== What to work on ==
Restate the listing below word for word, omitting any images.

____________

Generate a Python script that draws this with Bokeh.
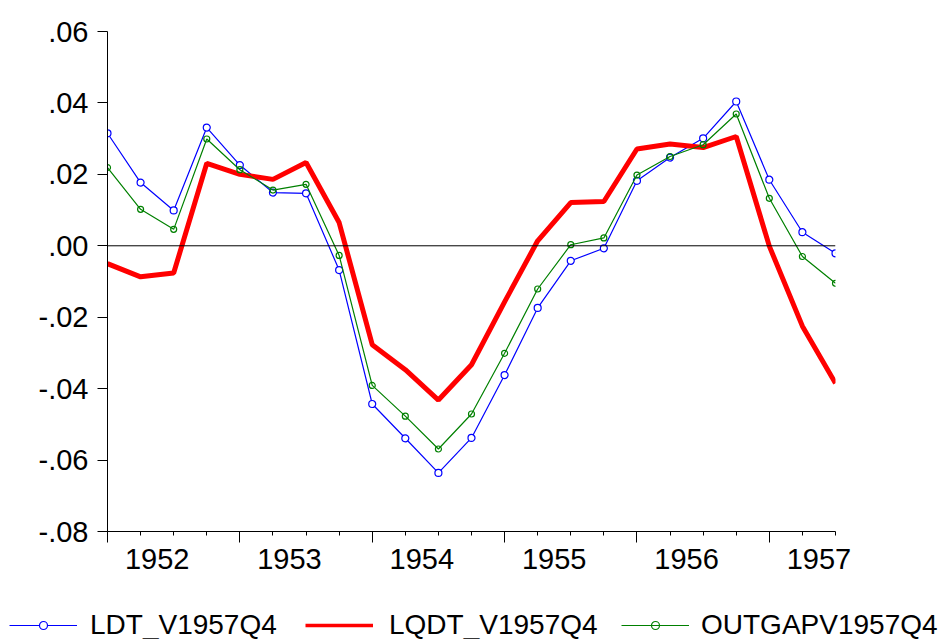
from bokeh.plotting import figure
from bokeh.models import (FixedTicker, LinearAxis, Span, Legend, LegendItem,
                          CustomJSTickFormatter, Range1d)
from bokeh.embed import file_html
from bokeh.resources import INLINE

periods = ["1952Q1", "1952Q2", "1952Q3", "1952Q4",
           "1953Q1", "1953Q2", "1953Q3", "1953Q4",
           "1954Q1", "1954Q2", "1954Q3", "1954Q4",
           "1955Q1", "1955Q2", "1955Q3", "1955Q4",
           "1956Q1", "1956Q2", "1956Q3", "1956Q4",
           "1957Q1", "1957Q2", "1957Q3"]
years = ["1952", "1953", "1954", "1955", "1956", "1957"]

ldt_v1957q4 = [0.0315, 0.0177, 0.0099, 0.0331,
               0.0226, 0.0149, 0.0147, -0.0068,
               -0.0443, -0.0539, -0.0636, -0.0538,
               -0.0362, -0.0174, -0.0042, -0.0007,
               0.0182, 0.0247, 0.0301, 0.0404,
               0.0185, 0.0038, -0.0021]
lqdt_v1957q4 = [-0.0050, -0.0087, -0.0076, 0.0231,
                0.0200, 0.0186, 0.0233, 0.0065,
                -0.0277, -0.0347, -0.0432, -0.0333,
                -0.0157, 0.0014, 0.0121, 0.0124,
                0.0271, 0.0285, 0.0275, 0.0306,
                -0.0001, -0.0225, -0.0385]
outgapv1957q4 = [0.0219, 0.0102, 0.0046, 0.0299,
                 0.0213, 0.0156, 0.0172, -0.0027,
                 -0.0391, -0.0477, -0.0569, -0.0471,
                 -0.0301, -0.0121, 0.0003, 0.0022,
                 0.0198, 0.0250, 0.0283, 0.0369,
                 0.0133, -0.0030, -0.0105]
series_names = ["LDT_V1957Q4", "LQDT_V1957Q4", "OUTGAPV1957Q4"]
y_ticks = [-0.08, -0.06, -0.04, -0.02, 0.0, 0.02, 0.04, 0.06]

x = list(range(len(periods)))
year_starts = [periods.index(y + "Q1") for y in years]
year_mids = [s + 1.5 for s in year_starts]

FONT = "Liberation Sans"
FS = "29px"
LFS = "28px"
BLUE, RED, GREEN = "#0000FF", "#FF0000", "#008000"

MAIN_H = 587
p = figure(width=941, height=MAIN_H, output_backend="svg", toolbar_location=None,
           x_range=Range1d(0, len(periods) - 1), y_range=Range1d(-0.08, 0.06),
           min_border_left=107, min_border_right=106, min_border_top=31,
           min_border_bottom=MAIN_H - 531)
p.outline_line_color = None
p.grid.visible = False

# x axis A: quarter ticks, long ticks at year starts
xa = p.xaxis[0]
xa.ticker = FixedTicker(ticks=year_starts, minor_ticks=x)
xa.major_tick_out = 11
xa.major_tick_in = 0
xa.minor_tick_out = 4
xa.minor_tick_in = 0
xa.major_label_text_font_size = "1px"
xa.major_label_text_alpha = 0
xa.major_label_standoff = 0
xa.axis_line_color = "black"
xa.major_tick_line_color = "black"
xa.minor_tick_line_color = "black"

# x axis B: year labels centred in each year
xb = LinearAxis(ticker=FixedTicker(ticks=year_mids, minor_ticks=[]),
                major_label_overrides={m: y for m, y in zip(year_mids, years)})
xb.axis_line_color = None
xb.major_tick_line_color = None
xb.major_tick_out = 0
xb.major_tick_in = 0
xb.minor_tick_line_color = None
xb.major_label_standoff = 6
xb.major_label_text_font = FONT
xb.major_label_text_font_size = FS
xb.major_label_text_color = "black"
p.add_layout(xb, "below")

ya = p.yaxis[0]
ya.ticker = FixedTicker(ticks=y_ticks, minor_ticks=[])
ya.formatter = CustomJSTickFormatter(code="""
const s = tick.toFixed(2);
return s.replace('0.', '.');
""")
ya.major_tick_out = 10
ya.major_tick_in = 0
ya.minor_tick_line_color = None
ya.major_label_standoff = 9
ya.major_label_text_font = FONT
ya.major_label_text_font_size = FS
ya.major_label_text_color = "black"
ya.axis_line_color = "black"
ya.major_tick_line_color = "black"

p.add_layout(Span(location=0, dimension="width", line_color="black", line_width=1))


def draw(fig, red_width, blue_size, green_size):
    l1 = fig.line(x, ldt_v1957q4, line_color=BLUE, line_width=1.2)
    s1 = fig.scatter(x, ldt_v1957q4, marker="circle", size=blue_size, line_color=BLUE,
                     fill_color="white", line_width=1.2)
    l2 = fig.line(x, lqdt_v1957q4, line_color=RED, line_width=red_width)
    l3 = fig.line(x, outgapv1957q4, line_color=GREEN, line_width=1.2)
    s3 = fig.scatter(x, outgapv1957q4, marker="circle", size=green_size, line_color=GREEN,
                     fill_color=None, line_width=1.2)
    return [[l1, s1], [l2], [l3, s3]]


draw(p, 5, 7, 6)

# legend strip below the chart (its copies of the series lie outside its view)
lf = figure(width=941, height=639 - MAIN_H, output_backend="svg",
            toolbar_location=None, x_range=Range1d(1000, 1001),
            y_range=Range1d(1000, 1001), min_border=0,
            x_axis_location=None, y_axis_location=None)
lf.grid.visible = False
lf.outline_line_color = None
rends = draw(lf, 3.5, 6, 5)
legend_x = [9, 305, 621]
standoffs = [13, 16, 12]
for name, r, lx, so in zip(series_names, rends, legend_x, standoffs):
    lg = Legend(items=[LegendItem(label=name, renderers=r)],
                orientation="horizontal", location=(lx, -2),
                glyph_width=68, glyph_height=20, label_standoff=so, spacing=0,
                padding=0, margin=0, border_line_color=None,
                background_fill_alpha=0,
                label_text_font=FONT, label_text_font_size=LFS,
                label_text_color="black")
    lf.add_layout(lg, "center")

open("out.html", "w").write(file_html([p, lf], INLINE))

____________

== Solution to the problem ==
Generate a Python script that draws this with Bokeh.
from bokeh.plotting import figure
from bokeh.models import (FixedTicker, LinearAxis, Span, Legend, LegendItem,
                          CustomJSTickFormatter, Range1d)
from bokeh.embed import file_html
from bokeh.resources import INLINE

periods = ["1952Q1", "1952Q2", "1952Q3", "1952Q4",
           "1953Q1", "1953Q2", "1953Q3", "1953Q4",
           "1954Q1", "1954Q2", "1954Q3", "1954Q4",
           "1955Q1", "1955Q2", "1955Q3", "1955Q4",
           "1956Q1", "1956Q2", "1956Q3", "1956Q4",
           "1957Q1", "1957Q2", "1957Q3"]
years = ["1952", "1953", "1954", "1955", "1956", "1957"]

ldt_v1957q4 = [0.0315, 0.0177, 0.0099, 0.0331,
               0.0226, 0.0149, 0.0147, -0.0068,
               -0.0443, -0.0539, -0.0636, -0.0538,
               -0.0362, -0.0174, -0.0042, -0.0007,
               0.0182, 0.0247, 0.0301, 0.0404,
               0.0185, 0.0038, -0.0021]
lqdt_v1957q4 = [-0.0050, -0.0087, -0.0076, 0.0231,
                0.0200, 0.0186, 0.0233, 0.0065,
                -0.0277, -0.0347, -0.0432, -0.0333,
                -0.0157, 0.0014, 0.0121, 0.0124,
                0.0271, 0.0285, 0.0275, 0.0306,
                -0.0001, -0.0225, -0.0385]
outgapv1957q4 = [0.0219, 0.0102, 0.0046, 0.0299,
                 0.0213, 0.0156, 0.0172, -0.0027,
                 -0.0391, -0.0477, -0.0569, -0.0471,
                 -0.0301, -0.0121, 0.0003, 0.0022,
                 0.0198, 0.0250, 0.0283, 0.0369,
                 0.0133, -0.0030, -0.0105]
series_names = ["LDT_V1957Q4", "LQDT_V1957Q4", "OUTGAPV1957Q4"]
y_ticks = [-0.08, -0.06, -0.04, -0.02, 0.0, 0.02, 0.04, 0.06]

x = list(range(len(periods)))
year_starts = [periods.index(y + "Q1") for y in years]
year_mids = [s + 1.5 for s in year_starts]

FONT = "Liberation Sans"
FS = "29px"
LFS = "28px"
BLUE, RED, GREEN = "#0000FF", "#FF0000", "#008000"

MAIN_H = 587
p = figure(width=941, height=MAIN_H, output_backend="svg", toolbar_location=None,
           x_range=Range1d(0, len(periods) - 1), y_range=Range1d(-0.08, 0.06),
           min_border_left=107, min_border_right=106, min_border_top=31,
           min_border_bottom=MAIN_H - 531)
p.outline_line_color = None
p.grid.visible = False

# x axis A: quarter ticks, long ticks at year starts
xa = p.xaxis[0]
xa.ticker = FixedTicker(ticks=year_starts, minor_ticks=x)
xa.major_tick_out = 11
xa.major_tick_in = 0
xa.minor_tick_out = 4
xa.minor_tick_in = 0
xa.major_label_text_font_size = "1px"
xa.major_label_text_alpha = 0
xa.major_label_standoff = 0
xa.axis_line_color = "black"
xa.major_tick_line_color = "black"
xa.minor_tick_line_color = "black"

# x axis B: year labels centred in each year
xb = LinearAxis(ticker=FixedTicker(ticks=year_mids, minor_ticks=[]),
                major_label_overrides={m: y for m, y in zip(year_mids, years)})
xb.axis_line_color = None
xb.major_tick_line_color = None
xb.major_tick_out = 0
xb.major_tick_in = 0
xb.minor_tick_line_color = None
xb.major_label_standoff = 6
xb.major_label_text_font = FONT
xb.major_label_text_font_size = FS
xb.major_label_text_color = "black"
p.add_layout(xb, "below")

ya = p.yaxis[0]
ya.ticker = FixedTicker(ticks=y_ticks, minor_ticks=[])
ya.formatter = CustomJSTickFormatter(code="""
const s = tick.toFixed(2);
return s.replace('0.', '.');
""")
ya.major_tick_out = 10
ya.major_tick_in = 0
ya.minor_tick_line_color = None
ya.major_label_standoff = 9
ya.major_label_text_font = FONT
ya.major_label_text_font_size = FS
ya.major_label_text_color = "black"
ya.axis_line_color = "black"
ya.major_tick_line_color = "black"

p.add_layout(Span(location=0, dimension="width", line_color="black", line_width=1))


def draw(fig, red_width, blue_size, green_size):
    l1 = fig.line(x, ldt_v1957q4, line_color=BLUE, line_width=1.2)
    s1 = fig.scatter(x, ldt_v1957q4, marker="circle", size=blue_size, line_color=BLUE,
                     fill_color="white", line_width=1.2)
    l2 = fig.line(x, lqdt_v1957q4, line_color=RED, line_width=red_width)
    l3 = fig.line(x, outgapv1957q4, line_color=GREEN, line_width=1.2)
    s3 = fig.scatter(x, outgapv1957q4, marker="circle", size=green_size, line_color=GREEN,
                     fill_color=None, line_width=1.2)
    return [[l1, s1], [l2], [l3, s3]]


draw(p, 5, 7, 6)

# legend strip below the chart (its copies of the series lie outside its view)
lf = figure(width=941, height=639 - MAIN_H, output_backend="svg",
            toolbar_location=None, x_range=Range1d(1000, 1001),
            y_range=Range1d(1000, 1001), min_border=0,
            x_axis_location=None, y_axis_location=None)
lf.grid.visible = False
lf.outline_line_color = None
rends = draw(lf, 3.5, 6, 5)
legend_x = [9, 305, 621]
standoffs = [13, 16, 12]
for name, r, lx, so in zip(series_names, rends, legend_x, standoffs):
    lg = Legend(items=[LegendItem(label=name, renderers=r)],
                orientation="horizontal", location=(lx, -2),
                glyph_width=68, glyph_height=20, label_standoff=so, spacing=0,
                padding=0, margin=0, border_line_color=None,
                background_fill_alpha=0,
                label_text_font=FONT, label_text_font_size=LFS,
                label_text_color="black")
    lf.add_layout(lg, "center")

open("out.html", "w").write(file_html([p, lf], INLINE))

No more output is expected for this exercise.